[Given request] Give only the number of lines where "script" occurs.

====== Exercise material ======

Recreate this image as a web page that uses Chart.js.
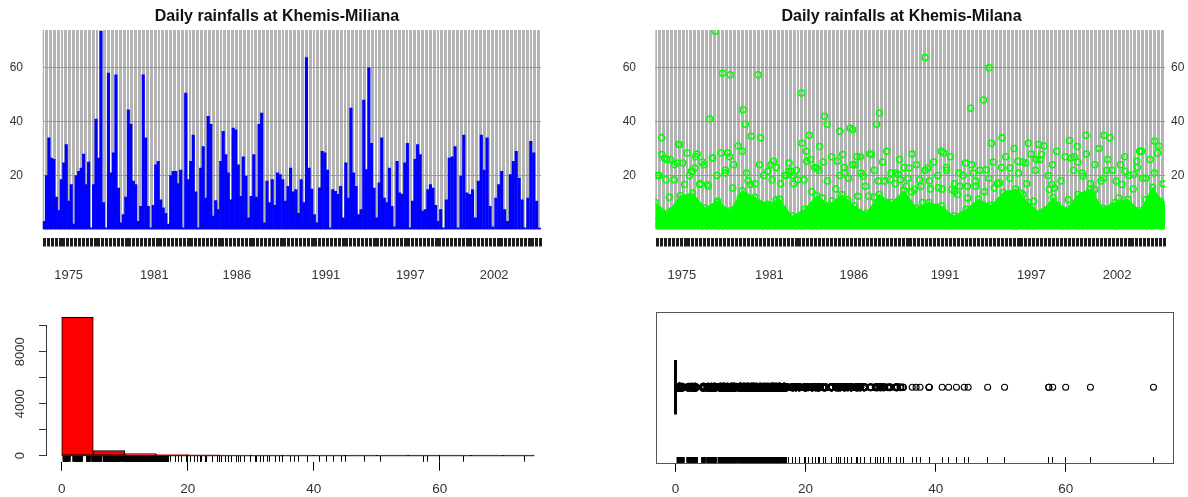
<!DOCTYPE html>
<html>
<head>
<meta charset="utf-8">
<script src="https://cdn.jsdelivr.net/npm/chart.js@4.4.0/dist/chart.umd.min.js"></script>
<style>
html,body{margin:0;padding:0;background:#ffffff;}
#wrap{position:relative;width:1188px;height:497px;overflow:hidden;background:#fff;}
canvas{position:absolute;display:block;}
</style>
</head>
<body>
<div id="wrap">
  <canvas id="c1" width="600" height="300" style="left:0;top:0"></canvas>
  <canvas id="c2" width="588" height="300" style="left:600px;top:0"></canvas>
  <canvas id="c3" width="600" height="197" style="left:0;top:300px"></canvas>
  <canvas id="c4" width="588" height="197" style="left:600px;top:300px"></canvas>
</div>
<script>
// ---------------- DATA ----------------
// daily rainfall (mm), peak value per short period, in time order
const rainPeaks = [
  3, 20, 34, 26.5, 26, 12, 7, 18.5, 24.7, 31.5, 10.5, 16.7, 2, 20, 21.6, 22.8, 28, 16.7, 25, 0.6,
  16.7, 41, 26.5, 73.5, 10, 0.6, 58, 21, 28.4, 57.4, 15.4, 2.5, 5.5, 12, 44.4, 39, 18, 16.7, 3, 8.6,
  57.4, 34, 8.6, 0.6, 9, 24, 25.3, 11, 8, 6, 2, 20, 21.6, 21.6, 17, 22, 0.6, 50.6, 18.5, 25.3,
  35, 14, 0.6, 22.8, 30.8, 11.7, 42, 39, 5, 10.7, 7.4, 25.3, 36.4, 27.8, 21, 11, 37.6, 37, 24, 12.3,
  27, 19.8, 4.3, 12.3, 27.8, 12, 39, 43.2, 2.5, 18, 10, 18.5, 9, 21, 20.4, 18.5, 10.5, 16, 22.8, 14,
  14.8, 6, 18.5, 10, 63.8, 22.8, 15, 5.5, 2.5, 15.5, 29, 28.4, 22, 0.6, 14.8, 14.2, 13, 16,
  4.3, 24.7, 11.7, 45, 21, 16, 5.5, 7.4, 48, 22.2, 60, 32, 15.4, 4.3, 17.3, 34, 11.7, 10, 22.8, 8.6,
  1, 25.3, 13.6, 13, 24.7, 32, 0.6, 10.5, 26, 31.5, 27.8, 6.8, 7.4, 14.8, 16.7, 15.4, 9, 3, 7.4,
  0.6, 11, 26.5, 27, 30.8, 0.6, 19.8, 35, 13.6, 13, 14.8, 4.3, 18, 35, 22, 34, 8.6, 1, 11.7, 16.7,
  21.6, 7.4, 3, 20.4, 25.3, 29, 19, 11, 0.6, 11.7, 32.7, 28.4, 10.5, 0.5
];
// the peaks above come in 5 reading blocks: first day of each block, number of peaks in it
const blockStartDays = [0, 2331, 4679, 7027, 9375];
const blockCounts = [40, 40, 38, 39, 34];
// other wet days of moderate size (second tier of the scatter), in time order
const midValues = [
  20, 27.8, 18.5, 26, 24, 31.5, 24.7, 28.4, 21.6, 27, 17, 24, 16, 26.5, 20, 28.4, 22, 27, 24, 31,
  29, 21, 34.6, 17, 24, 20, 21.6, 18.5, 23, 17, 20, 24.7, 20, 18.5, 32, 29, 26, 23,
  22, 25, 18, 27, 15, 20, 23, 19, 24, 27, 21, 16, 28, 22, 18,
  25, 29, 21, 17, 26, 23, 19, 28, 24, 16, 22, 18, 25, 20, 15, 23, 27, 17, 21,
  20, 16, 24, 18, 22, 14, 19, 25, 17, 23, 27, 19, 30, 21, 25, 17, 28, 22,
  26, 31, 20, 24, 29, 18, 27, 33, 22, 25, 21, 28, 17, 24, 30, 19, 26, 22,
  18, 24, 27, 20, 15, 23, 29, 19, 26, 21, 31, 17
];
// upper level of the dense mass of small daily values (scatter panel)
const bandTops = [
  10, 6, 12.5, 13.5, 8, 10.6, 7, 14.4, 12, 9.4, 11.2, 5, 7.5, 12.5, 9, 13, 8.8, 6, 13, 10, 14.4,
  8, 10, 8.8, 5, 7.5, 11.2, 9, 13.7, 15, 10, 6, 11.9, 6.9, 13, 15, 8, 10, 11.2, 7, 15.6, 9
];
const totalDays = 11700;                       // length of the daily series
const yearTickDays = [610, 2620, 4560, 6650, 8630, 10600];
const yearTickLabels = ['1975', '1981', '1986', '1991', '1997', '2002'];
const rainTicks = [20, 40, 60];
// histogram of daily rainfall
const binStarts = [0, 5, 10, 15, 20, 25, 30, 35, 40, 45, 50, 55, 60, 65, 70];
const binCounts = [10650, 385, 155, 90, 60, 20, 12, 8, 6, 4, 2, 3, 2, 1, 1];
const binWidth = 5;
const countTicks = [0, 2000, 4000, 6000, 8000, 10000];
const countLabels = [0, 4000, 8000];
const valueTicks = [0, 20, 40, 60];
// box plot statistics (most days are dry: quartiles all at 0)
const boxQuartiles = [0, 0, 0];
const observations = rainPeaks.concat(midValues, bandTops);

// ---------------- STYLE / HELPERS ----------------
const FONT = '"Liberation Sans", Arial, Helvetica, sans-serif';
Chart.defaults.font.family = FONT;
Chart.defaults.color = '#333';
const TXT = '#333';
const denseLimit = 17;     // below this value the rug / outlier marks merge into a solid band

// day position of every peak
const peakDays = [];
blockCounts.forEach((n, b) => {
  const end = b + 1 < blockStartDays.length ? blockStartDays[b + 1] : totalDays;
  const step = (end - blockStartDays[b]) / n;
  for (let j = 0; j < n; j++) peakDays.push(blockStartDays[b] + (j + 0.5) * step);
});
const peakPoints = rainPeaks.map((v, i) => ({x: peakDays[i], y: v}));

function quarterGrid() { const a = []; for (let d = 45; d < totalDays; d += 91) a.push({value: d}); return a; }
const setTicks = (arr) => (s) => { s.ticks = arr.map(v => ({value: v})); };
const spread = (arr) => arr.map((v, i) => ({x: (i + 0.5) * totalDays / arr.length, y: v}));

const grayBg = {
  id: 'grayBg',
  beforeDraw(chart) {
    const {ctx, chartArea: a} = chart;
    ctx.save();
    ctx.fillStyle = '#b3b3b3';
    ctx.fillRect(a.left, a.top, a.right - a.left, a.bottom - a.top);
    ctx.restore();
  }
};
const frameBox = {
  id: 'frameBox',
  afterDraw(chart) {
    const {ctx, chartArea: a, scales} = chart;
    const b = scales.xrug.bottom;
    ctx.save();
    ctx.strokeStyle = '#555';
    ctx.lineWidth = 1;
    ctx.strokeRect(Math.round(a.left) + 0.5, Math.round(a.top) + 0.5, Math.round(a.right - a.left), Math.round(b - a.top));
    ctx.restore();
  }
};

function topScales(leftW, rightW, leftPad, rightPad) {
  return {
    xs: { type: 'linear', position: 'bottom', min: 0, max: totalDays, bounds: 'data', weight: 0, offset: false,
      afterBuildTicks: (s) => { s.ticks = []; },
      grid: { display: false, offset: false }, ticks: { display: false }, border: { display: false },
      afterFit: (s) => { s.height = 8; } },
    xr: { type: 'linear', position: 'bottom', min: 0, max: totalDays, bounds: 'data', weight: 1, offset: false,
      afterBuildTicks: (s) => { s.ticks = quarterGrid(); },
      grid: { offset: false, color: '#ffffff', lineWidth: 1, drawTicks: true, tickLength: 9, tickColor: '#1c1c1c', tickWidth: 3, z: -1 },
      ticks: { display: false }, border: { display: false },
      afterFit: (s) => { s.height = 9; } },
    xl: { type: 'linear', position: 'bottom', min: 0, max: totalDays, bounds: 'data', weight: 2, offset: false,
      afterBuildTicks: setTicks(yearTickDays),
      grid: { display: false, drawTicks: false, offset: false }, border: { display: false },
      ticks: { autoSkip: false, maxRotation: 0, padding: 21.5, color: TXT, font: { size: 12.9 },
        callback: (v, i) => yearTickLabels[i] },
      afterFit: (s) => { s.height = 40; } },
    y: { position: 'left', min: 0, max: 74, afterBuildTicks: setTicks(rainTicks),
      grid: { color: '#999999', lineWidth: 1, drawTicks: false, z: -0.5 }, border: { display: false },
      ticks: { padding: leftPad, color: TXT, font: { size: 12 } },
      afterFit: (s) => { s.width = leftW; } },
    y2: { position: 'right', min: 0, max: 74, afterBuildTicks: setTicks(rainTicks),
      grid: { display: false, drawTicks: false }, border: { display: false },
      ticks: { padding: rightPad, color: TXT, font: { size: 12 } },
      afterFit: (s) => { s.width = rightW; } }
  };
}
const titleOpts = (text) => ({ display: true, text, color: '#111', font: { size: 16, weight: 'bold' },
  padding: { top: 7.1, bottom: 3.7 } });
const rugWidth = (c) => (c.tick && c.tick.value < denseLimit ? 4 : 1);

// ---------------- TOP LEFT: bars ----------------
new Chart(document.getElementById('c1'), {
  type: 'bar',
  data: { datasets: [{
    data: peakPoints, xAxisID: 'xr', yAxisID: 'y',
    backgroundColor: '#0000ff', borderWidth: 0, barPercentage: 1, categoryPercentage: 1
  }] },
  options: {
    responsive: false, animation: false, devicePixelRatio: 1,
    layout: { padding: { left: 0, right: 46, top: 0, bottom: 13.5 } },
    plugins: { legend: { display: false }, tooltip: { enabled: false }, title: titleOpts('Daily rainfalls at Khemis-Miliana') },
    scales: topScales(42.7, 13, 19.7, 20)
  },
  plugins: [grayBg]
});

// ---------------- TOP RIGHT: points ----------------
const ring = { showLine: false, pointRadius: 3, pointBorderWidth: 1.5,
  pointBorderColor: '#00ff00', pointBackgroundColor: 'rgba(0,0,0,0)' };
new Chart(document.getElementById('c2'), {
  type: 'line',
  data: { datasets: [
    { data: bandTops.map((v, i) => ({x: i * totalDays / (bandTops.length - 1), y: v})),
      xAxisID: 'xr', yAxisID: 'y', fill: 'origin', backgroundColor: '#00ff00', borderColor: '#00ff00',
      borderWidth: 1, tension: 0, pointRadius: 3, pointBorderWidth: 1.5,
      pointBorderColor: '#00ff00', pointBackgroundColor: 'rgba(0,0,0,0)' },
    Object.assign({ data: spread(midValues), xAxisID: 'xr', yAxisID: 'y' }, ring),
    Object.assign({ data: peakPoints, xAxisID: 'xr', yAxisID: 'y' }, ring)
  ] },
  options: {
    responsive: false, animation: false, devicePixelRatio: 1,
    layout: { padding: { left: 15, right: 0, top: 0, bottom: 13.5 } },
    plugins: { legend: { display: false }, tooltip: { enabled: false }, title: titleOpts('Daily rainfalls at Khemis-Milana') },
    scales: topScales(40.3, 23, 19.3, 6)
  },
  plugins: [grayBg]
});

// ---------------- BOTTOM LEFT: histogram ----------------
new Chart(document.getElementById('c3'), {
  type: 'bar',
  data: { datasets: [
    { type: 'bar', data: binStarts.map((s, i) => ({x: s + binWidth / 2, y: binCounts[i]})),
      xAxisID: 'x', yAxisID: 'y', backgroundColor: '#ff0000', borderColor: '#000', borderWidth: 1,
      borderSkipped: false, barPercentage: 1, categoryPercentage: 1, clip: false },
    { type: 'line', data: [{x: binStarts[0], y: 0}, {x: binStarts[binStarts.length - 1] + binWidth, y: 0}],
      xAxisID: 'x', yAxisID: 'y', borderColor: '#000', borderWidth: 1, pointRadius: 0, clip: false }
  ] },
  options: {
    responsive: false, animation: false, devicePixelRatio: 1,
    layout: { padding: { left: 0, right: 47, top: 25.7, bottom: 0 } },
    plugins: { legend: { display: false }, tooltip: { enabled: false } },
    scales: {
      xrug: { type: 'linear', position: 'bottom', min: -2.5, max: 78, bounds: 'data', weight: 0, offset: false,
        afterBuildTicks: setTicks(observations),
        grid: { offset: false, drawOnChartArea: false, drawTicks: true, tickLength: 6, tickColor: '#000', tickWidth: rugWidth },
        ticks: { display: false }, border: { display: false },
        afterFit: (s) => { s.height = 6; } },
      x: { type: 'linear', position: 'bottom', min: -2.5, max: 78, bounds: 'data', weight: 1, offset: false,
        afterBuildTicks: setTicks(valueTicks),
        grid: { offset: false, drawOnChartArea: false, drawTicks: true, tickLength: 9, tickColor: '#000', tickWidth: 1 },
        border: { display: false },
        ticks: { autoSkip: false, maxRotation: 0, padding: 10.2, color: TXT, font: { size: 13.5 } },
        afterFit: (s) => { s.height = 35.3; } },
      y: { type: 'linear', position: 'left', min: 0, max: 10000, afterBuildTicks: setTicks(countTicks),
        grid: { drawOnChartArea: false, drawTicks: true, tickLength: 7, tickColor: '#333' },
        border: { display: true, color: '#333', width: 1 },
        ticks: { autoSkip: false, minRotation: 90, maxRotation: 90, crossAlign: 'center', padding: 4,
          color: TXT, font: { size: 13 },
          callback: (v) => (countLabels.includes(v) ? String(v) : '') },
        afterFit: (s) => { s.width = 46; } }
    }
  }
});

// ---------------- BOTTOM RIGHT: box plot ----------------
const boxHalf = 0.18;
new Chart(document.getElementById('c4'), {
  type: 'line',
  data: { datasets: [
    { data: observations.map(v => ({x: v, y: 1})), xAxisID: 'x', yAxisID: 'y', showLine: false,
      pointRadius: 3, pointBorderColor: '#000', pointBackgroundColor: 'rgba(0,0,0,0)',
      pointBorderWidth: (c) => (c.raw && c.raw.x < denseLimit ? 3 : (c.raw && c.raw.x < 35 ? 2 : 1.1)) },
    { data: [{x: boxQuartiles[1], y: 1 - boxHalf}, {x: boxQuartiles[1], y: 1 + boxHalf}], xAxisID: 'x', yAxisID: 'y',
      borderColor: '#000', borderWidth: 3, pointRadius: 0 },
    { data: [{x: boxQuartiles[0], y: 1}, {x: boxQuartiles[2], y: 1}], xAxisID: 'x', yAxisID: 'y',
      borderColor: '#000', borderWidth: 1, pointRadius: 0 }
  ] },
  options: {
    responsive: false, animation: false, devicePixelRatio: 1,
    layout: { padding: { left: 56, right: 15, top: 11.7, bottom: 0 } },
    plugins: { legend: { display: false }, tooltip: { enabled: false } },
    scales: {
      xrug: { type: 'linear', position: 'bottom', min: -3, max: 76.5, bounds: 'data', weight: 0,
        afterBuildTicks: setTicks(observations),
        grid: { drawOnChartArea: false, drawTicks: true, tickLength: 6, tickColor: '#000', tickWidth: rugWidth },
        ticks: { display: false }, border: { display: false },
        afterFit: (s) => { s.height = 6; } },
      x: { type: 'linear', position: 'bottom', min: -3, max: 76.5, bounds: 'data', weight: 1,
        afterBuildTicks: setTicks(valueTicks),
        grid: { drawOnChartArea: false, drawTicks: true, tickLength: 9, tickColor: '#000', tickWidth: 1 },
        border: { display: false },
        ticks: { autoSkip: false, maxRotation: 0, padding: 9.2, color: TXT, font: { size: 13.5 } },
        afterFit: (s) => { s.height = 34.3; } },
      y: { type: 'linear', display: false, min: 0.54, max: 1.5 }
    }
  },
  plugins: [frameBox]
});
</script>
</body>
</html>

======
====== Exercise material ======

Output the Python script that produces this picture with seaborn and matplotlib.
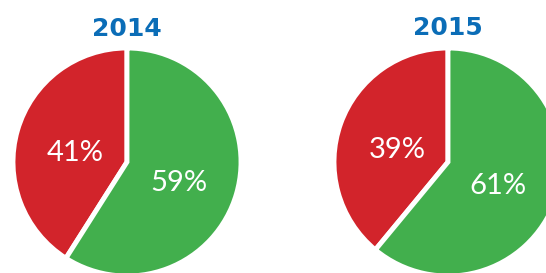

======

[Written response] 4